STATED GOAL:
Using the data that follows, return exactly the lines from the one that contains "Emit a component" through the one that contains "const timeTicks = [0, 100, 200, 300, 400, 500];", ends included.

LISTING:

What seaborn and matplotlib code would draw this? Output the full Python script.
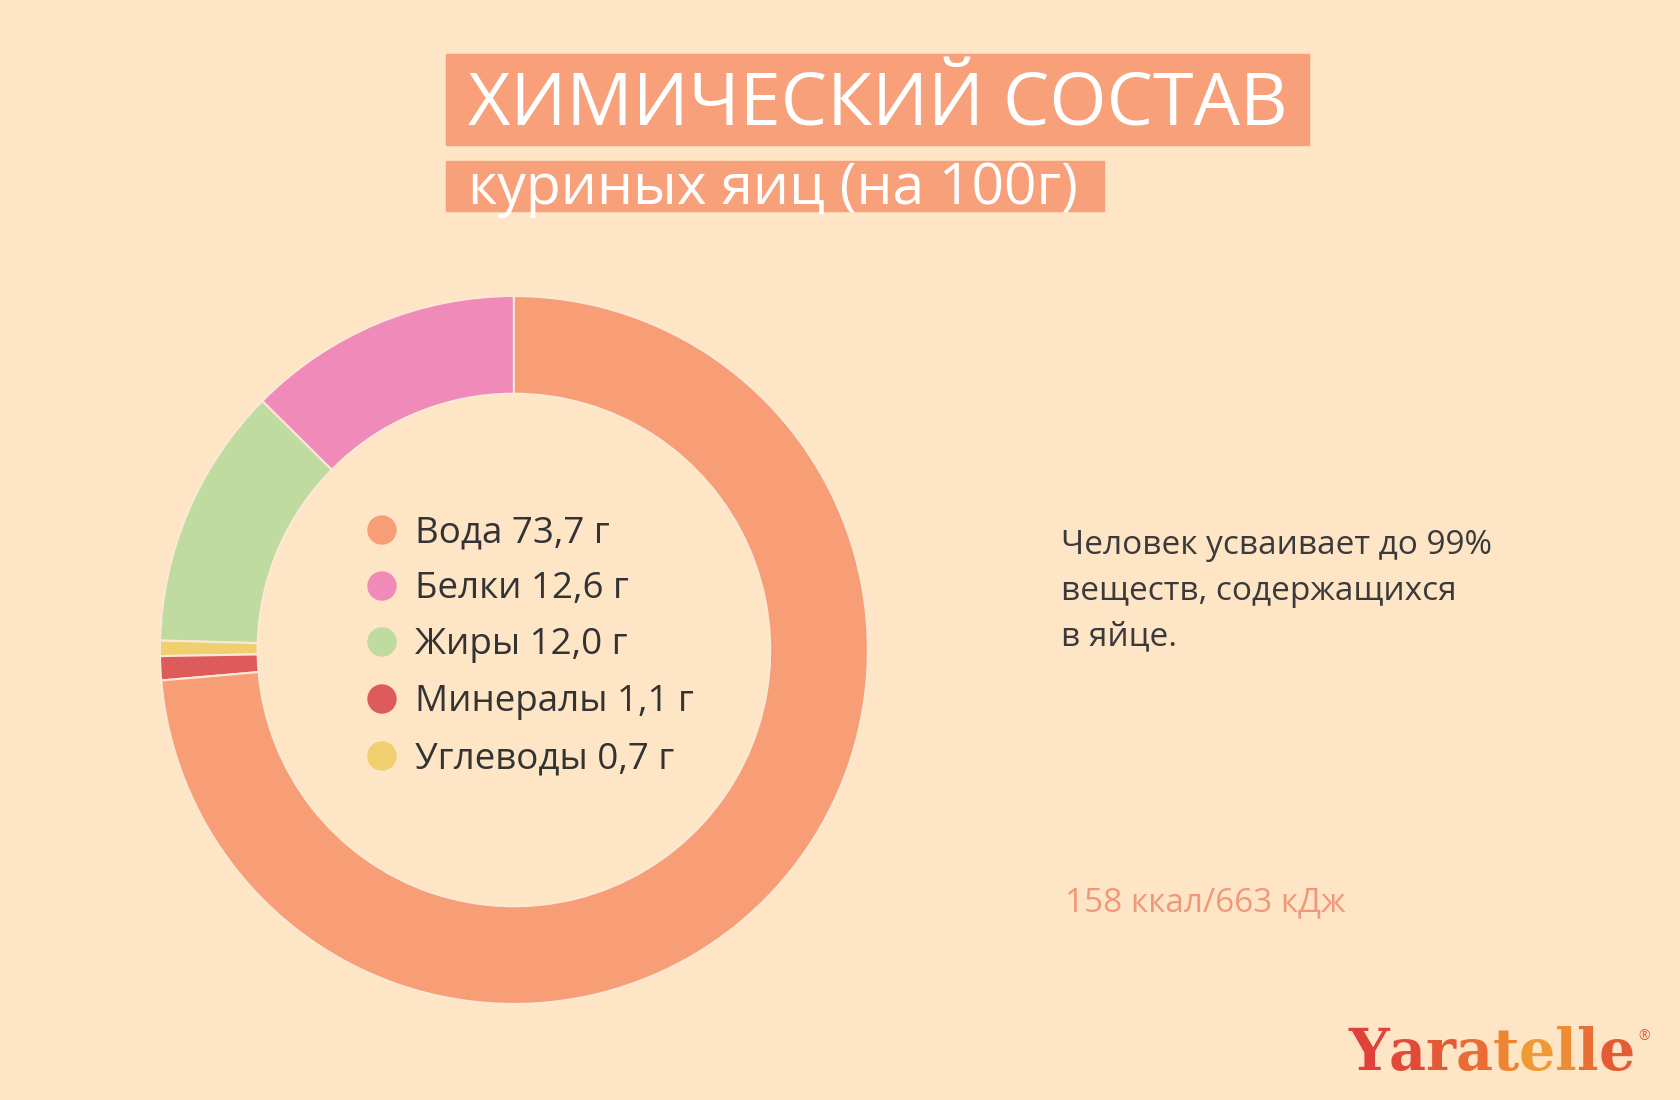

...

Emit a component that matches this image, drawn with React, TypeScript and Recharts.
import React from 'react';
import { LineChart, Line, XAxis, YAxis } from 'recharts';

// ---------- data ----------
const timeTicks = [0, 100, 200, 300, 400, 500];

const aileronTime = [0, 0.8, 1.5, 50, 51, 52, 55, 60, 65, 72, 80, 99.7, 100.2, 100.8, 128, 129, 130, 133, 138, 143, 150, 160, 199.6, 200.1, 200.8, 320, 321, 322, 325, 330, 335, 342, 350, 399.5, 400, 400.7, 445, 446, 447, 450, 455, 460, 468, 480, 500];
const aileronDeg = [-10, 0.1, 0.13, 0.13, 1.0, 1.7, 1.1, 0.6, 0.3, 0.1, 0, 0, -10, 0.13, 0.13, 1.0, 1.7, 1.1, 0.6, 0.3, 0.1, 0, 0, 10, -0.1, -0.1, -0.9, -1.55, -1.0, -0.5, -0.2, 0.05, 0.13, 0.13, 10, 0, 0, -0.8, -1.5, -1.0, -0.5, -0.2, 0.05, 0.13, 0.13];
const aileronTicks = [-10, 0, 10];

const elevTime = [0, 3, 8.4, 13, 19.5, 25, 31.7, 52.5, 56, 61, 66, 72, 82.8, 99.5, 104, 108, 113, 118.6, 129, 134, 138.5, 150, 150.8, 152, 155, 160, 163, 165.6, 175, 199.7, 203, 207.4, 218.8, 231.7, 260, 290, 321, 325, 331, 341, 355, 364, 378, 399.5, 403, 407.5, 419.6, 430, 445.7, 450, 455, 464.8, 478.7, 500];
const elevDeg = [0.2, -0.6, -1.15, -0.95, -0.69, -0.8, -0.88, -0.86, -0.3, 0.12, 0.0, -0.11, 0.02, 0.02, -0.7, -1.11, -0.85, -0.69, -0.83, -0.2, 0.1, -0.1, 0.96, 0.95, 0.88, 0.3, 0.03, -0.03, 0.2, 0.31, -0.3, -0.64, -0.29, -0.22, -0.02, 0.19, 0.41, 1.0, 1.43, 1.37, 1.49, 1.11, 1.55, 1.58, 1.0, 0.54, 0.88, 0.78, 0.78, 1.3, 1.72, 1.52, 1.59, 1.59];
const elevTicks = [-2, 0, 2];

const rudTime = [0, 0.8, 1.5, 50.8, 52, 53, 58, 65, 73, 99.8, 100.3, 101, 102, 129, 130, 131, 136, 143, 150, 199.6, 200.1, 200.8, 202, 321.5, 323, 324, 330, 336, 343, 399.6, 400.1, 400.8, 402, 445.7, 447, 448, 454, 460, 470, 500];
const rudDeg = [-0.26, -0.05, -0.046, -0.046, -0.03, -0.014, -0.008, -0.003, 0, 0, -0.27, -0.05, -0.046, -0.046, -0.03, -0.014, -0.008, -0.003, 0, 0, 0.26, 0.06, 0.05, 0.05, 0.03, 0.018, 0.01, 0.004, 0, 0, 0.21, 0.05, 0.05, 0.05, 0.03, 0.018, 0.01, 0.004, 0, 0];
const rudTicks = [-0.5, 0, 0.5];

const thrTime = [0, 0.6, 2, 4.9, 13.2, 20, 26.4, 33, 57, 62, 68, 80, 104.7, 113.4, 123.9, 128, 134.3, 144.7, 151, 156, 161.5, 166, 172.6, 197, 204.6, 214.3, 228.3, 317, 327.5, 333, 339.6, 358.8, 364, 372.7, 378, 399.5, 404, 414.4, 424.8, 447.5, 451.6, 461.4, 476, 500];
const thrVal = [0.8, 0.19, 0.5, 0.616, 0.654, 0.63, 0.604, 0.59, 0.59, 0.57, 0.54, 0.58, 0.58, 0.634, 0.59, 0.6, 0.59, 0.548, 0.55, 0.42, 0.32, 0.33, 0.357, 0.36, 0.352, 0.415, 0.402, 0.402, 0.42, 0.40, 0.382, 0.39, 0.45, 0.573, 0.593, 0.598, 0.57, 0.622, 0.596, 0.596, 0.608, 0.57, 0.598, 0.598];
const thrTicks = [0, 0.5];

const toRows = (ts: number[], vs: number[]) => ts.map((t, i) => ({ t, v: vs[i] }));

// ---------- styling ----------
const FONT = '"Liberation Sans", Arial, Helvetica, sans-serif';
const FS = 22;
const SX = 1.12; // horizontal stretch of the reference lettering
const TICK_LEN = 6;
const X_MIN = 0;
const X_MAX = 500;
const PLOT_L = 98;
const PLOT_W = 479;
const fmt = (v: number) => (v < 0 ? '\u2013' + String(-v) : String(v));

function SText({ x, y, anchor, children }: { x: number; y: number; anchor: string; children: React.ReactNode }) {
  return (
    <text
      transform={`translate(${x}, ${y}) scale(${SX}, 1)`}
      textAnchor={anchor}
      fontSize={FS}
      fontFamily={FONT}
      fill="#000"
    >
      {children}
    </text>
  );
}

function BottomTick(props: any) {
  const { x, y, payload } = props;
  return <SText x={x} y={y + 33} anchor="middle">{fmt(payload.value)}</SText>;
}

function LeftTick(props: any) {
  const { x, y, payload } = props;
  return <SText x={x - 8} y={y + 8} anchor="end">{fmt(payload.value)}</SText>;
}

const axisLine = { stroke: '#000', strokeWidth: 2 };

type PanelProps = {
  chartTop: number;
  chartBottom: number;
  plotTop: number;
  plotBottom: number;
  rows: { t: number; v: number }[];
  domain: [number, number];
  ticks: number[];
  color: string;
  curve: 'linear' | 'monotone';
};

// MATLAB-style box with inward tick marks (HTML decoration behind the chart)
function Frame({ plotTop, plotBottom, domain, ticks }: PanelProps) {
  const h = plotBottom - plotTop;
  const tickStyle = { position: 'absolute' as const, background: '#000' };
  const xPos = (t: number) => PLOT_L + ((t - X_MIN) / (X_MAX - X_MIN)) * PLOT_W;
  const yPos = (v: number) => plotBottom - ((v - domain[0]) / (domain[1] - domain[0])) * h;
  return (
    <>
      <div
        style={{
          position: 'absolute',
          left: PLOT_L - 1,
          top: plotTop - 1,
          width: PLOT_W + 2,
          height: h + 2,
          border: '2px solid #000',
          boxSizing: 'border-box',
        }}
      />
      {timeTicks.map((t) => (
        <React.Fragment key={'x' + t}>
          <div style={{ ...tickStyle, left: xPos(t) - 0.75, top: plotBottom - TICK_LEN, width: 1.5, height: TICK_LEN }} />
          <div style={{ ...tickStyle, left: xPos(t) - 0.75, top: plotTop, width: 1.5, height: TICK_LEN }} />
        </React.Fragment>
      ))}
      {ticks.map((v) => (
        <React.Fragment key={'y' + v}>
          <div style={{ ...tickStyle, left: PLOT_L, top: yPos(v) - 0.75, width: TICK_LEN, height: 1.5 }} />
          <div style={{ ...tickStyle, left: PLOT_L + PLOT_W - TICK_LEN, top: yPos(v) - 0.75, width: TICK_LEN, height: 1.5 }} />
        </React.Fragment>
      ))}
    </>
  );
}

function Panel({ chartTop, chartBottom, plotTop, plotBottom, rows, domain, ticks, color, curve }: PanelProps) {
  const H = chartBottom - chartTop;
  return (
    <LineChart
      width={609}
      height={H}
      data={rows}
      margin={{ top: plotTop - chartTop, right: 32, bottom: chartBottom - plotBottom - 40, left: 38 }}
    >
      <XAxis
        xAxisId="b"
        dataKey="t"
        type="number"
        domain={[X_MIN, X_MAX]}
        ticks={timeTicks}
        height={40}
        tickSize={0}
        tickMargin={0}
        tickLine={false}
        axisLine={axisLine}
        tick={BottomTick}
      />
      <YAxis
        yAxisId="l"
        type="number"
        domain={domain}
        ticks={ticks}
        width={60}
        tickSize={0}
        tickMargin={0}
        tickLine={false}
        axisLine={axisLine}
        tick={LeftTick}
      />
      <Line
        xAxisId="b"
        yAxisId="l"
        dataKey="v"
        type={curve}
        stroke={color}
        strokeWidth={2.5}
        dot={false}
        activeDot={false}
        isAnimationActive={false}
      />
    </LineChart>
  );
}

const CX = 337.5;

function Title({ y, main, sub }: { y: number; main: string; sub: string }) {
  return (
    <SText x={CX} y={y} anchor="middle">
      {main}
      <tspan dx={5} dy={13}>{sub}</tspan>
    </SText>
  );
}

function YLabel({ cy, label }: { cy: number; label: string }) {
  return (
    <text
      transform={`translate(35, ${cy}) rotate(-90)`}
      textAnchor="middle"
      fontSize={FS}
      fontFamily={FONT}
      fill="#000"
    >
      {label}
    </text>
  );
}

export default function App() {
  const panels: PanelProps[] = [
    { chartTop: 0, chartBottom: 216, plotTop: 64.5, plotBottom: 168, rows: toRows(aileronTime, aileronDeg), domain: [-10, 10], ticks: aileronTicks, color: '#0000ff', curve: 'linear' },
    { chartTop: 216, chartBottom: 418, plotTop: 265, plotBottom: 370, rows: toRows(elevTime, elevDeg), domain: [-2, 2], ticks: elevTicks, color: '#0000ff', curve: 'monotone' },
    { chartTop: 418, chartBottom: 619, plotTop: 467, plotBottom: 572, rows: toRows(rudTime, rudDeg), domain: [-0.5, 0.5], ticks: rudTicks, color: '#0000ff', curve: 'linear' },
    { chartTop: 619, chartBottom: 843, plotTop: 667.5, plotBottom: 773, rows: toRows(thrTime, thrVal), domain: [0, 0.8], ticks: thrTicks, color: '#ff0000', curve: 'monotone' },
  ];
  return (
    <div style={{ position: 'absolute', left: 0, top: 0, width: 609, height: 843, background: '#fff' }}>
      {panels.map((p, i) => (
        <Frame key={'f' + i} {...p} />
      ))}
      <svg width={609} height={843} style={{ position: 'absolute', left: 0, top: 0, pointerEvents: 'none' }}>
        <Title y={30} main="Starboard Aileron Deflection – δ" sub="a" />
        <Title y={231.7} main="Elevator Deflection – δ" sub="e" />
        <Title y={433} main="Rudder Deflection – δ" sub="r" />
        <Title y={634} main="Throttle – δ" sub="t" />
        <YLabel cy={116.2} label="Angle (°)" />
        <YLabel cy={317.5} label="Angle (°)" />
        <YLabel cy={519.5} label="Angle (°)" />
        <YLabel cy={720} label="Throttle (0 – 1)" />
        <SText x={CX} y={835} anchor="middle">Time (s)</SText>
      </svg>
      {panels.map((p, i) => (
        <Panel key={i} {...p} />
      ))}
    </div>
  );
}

---

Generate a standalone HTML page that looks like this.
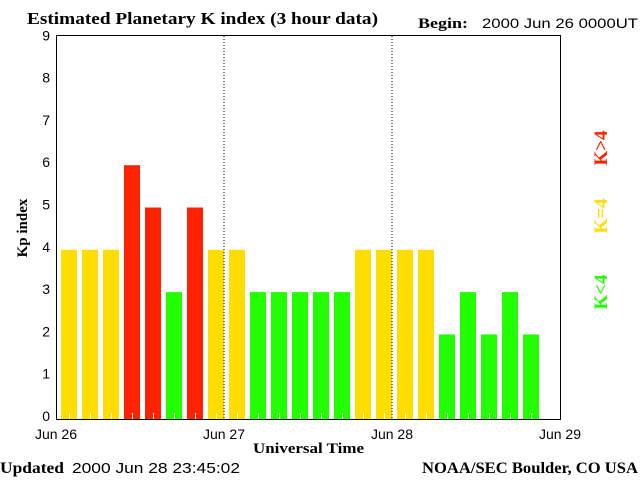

WRITTEN RESPONSE:
Emit a component that matches this image, drawn with React, TypeScript and Recharts.
import React from 'react';
import { LineChart, Line, XAxis, YAxis } from 'recharts';

// ---------- data ----------
const timeTicks = [0, 100, 200, 300, 400, 500];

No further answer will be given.